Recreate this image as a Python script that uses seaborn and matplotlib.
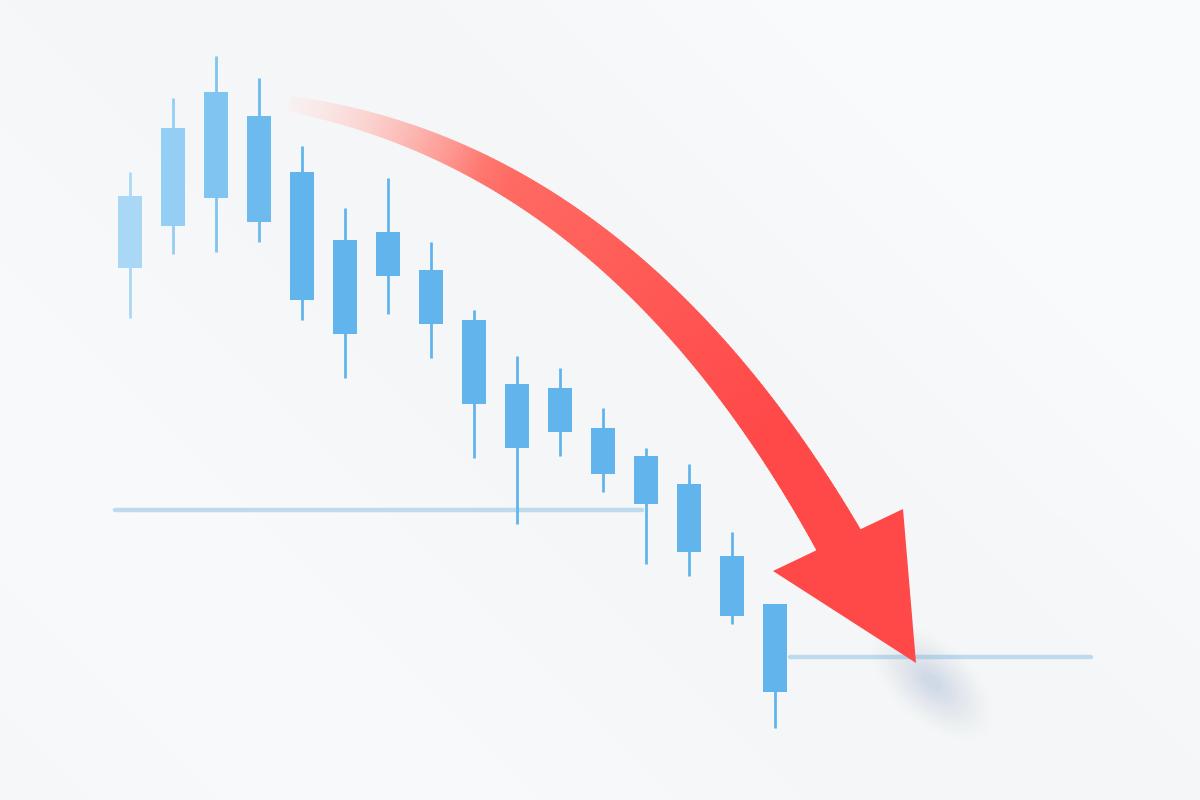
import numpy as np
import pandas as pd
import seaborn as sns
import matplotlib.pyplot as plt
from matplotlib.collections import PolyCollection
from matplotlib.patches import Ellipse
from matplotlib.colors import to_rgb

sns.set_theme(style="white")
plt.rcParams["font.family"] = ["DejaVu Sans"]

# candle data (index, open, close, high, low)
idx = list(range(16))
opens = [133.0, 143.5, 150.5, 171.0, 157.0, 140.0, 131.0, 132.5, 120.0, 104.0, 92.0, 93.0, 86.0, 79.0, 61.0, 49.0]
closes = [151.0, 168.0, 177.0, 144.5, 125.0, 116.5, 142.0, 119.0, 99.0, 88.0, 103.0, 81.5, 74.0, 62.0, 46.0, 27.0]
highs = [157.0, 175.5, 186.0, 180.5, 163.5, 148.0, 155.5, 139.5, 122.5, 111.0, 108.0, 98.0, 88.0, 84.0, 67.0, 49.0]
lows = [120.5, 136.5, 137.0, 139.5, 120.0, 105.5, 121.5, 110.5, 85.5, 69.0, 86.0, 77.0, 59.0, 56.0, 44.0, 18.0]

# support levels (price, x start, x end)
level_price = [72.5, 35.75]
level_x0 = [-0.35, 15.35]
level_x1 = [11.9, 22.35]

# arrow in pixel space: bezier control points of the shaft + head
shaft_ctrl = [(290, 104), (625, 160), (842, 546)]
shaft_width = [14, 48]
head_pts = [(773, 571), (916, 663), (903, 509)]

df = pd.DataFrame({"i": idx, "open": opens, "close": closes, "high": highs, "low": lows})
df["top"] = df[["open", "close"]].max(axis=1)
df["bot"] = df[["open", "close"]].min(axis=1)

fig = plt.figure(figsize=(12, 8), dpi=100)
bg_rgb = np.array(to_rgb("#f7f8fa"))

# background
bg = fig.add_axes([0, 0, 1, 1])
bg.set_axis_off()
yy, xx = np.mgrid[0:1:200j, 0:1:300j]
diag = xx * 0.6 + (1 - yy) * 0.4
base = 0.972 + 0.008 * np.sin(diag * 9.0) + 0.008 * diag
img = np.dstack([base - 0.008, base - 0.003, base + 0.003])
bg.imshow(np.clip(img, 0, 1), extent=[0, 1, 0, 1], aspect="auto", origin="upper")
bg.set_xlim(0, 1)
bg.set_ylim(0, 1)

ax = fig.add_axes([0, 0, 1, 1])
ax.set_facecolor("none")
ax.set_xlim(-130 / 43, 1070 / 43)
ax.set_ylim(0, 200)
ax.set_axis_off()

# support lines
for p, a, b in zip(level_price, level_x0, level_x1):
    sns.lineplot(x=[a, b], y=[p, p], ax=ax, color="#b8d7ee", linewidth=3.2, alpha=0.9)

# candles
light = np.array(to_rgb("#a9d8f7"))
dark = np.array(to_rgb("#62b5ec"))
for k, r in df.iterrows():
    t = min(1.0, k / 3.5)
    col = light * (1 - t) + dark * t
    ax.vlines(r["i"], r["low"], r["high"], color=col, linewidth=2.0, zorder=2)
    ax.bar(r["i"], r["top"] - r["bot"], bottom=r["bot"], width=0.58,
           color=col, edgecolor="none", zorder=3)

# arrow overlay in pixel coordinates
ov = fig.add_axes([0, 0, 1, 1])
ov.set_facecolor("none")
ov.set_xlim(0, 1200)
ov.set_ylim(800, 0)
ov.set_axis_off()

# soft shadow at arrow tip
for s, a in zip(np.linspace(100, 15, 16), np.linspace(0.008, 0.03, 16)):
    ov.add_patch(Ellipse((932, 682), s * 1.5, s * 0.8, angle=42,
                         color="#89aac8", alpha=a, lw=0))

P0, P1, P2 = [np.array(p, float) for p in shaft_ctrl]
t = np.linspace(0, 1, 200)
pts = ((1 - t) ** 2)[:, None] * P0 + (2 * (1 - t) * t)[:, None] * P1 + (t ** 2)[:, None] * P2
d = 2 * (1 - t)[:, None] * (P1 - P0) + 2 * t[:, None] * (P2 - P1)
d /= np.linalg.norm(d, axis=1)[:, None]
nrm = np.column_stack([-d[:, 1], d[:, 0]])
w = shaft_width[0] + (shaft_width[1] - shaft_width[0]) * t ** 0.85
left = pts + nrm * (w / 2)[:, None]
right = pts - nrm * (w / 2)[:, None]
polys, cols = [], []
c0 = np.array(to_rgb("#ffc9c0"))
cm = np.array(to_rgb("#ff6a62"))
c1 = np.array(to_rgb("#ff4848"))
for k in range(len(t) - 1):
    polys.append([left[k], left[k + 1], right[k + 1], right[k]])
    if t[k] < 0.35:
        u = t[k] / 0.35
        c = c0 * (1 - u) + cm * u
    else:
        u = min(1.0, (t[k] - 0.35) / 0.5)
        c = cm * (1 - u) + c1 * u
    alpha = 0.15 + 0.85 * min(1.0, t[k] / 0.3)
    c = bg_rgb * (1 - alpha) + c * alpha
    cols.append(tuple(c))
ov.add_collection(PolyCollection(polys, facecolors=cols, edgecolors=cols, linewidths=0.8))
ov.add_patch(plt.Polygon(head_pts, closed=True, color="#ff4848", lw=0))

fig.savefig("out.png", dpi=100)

● YOUR INSTRUCTIONS
Copy out every line of the material above exactly, skipping the pictures.

● OUTPUT FOR THIS EXERCISE
Recreate this image as a Python script that uses seaborn and matplotlib.
import numpy as np
import pandas as pd
import seaborn as sns
import matplotlib.pyplot as plt
from matplotlib.collections import PolyCollection
from matplotlib.patches import Ellipse
from matplotlib.colors import to_rgb

sns.set_theme(style="white")
plt.rcParams["font.family"] = ["DejaVu Sans"]

# candle data (index, open, close, high, low)
idx = list(range(16))
opens = [133.0, 143.5, 150.5, 171.0, 157.0, 140.0, 131.0, 132.5, 120.0, 104.0, 92.0, 93.0, 86.0, 79.0, 61.0, 49.0]
closes = [151.0, 168.0, 177.0, 144.5, 125.0, 116.5, 142.0, 119.0, 99.0, 88.0, 103.0, 81.5, 74.0, 62.0, 46.0, 27.0]
highs = [157.0, 175.5, 186.0, 180.5, 163.5, 148.0, 155.5, 139.5, 122.5, 111.0, 108.0, 98.0, 88.0, 84.0, 67.0, 49.0]
lows = [120.5, 136.5, 137.0, 139.5, 120.0, 105.5, 121.5, 110.5, 85.5, 69.0, 86.0, 77.0, 59.0, 56.0, 44.0, 18.0]

# support levels (price, x start, x end)
level_price = [72.5, 35.75]
level_x0 = [-0.35, 15.35]
level_x1 = [11.9, 22.35]

# arrow in pixel space: bezier control points of the shaft + head
shaft_ctrl = [(290, 104), (625, 160), (842, 546)]
shaft_width = [14, 48]
head_pts = [(773, 571), (916, 663), (903, 509)]

df = pd.DataFrame({"i": idx, "open": opens, "close": closes, "high": highs, "low": lows})
df["top"] = df[["open", "close"]].max(axis=1)
df["bot"] = df[["open", "close"]].min(axis=1)

fig = plt.figure(figsize=(12, 8), dpi=100)
bg_rgb = np.array(to_rgb("#f7f8fa"))

# background
bg = fig.add_axes([0, 0, 1, 1])
bg.set_axis_off()
yy, xx = np.mgrid[0:1:200j, 0:1:300j]
diag = xx * 0.6 + (1 - yy) * 0.4
base = 0.972 + 0.008 * np.sin(diag * 9.0) + 0.008 * diag
img = np.dstack([base - 0.008, base - 0.003, base + 0.003])
bg.imshow(np.clip(img, 0, 1), extent=[0, 1, 0, 1], aspect="auto", origin="upper")
bg.set_xlim(0, 1)
bg.set_ylim(0, 1)

ax = fig.add_axes([0, 0, 1, 1])
ax.set_facecolor("none")
ax.set_xlim(-130 / 43, 1070 / 43)
ax.set_ylim(0, 200)
ax.set_axis_off()

# support lines
for p, a, b in zip(level_price, level_x0, level_x1):
    sns.lineplot(x=[a, b], y=[p, p], ax=ax, color="#b8d7ee", linewidth=3.2, alpha=0.9)

# candles
light = np.array(to_rgb("#a9d8f7"))
dark = np.array(to_rgb("#62b5ec"))
for k, r in df.iterrows():
    t = min(1.0, k / 3.5)
    col = light * (1 - t) + dark * t
    ax.vlines(r["i"], r["low"], r["high"], color=col, linewidth=2.0, zorder=2)
    ax.bar(r["i"], r["top"] - r["bot"], bottom=r["bot"], width=0.58,
           color=col, edgecolor="none", zorder=3)

# arrow overlay in pixel coordinates
ov = fig.add_axes([0, 0, 1, 1])
ov.set_facecolor("none")
ov.set_xlim(0, 1200)
ov.set_ylim(800, 0)
ov.set_axis_off()

# soft shadow at arrow tip
for s, a in zip(np.linspace(100, 15, 16), np.linspace(0.008, 0.03, 16)):
    ov.add_patch(Ellipse((932, 682), s * 1.5, s * 0.8, angle=42,
                         color="#89aac8", alpha=a, lw=0))

P0, P1, P2 = [np.array(p, float) for p in shaft_ctrl]
t = np.linspace(0, 1, 200)
pts = ((1 - t) ** 2)[:, None] * P0 + (2 * (1 - t) * t)[:, None] * P1 + (t ** 2)[:, None] * P2
d = 2 * (1 - t)[:, None] * (P1 - P0) + 2 * t[:, None] * (P2 - P1)
d /= np.linalg.norm(d, axis=1)[:, None]
nrm = np.column_stack([-d[:, 1], d[:, 0]])
w = shaft_width[0] + (shaft_width[1] - shaft_width[0]) * t ** 0.85
left = pts + nrm * (w / 2)[:, None]
right = pts - nrm * (w / 2)[:, None]
polys, cols = [], []
c0 = np.array(to_rgb("#ffc9c0"))
cm = np.array(to_rgb("#ff6a62"))
c1 = np.array(to_rgb("#ff4848"))
for k in range(len(t) - 1):
    polys.append([left[k], left[k + 1], right[k + 1], right[k]])
    if t[k] < 0.35:
        u = t[k] / 0.35
        c = c0 * (1 - u) + cm * u
    else:
        u = min(1.0, (t[k] - 0.35) / 0.5)
        c = cm * (1 - u) + c1 * u
    alpha = 0.15 + 0.85 * min(1.0, t[k] / 0.3)
    c = bg_rgb * (1 - alpha) + c * alpha
    cols.append(tuple(c))
ov.add_collection(PolyCollection(polys, facecolors=cols, edgecolors=cols, linewidths=0.8))
ov.add_patch(plt.Polygon(head_pts, closed=True, color="#ff4848", lw=0))

fig.savefig("out.png", dpi=100)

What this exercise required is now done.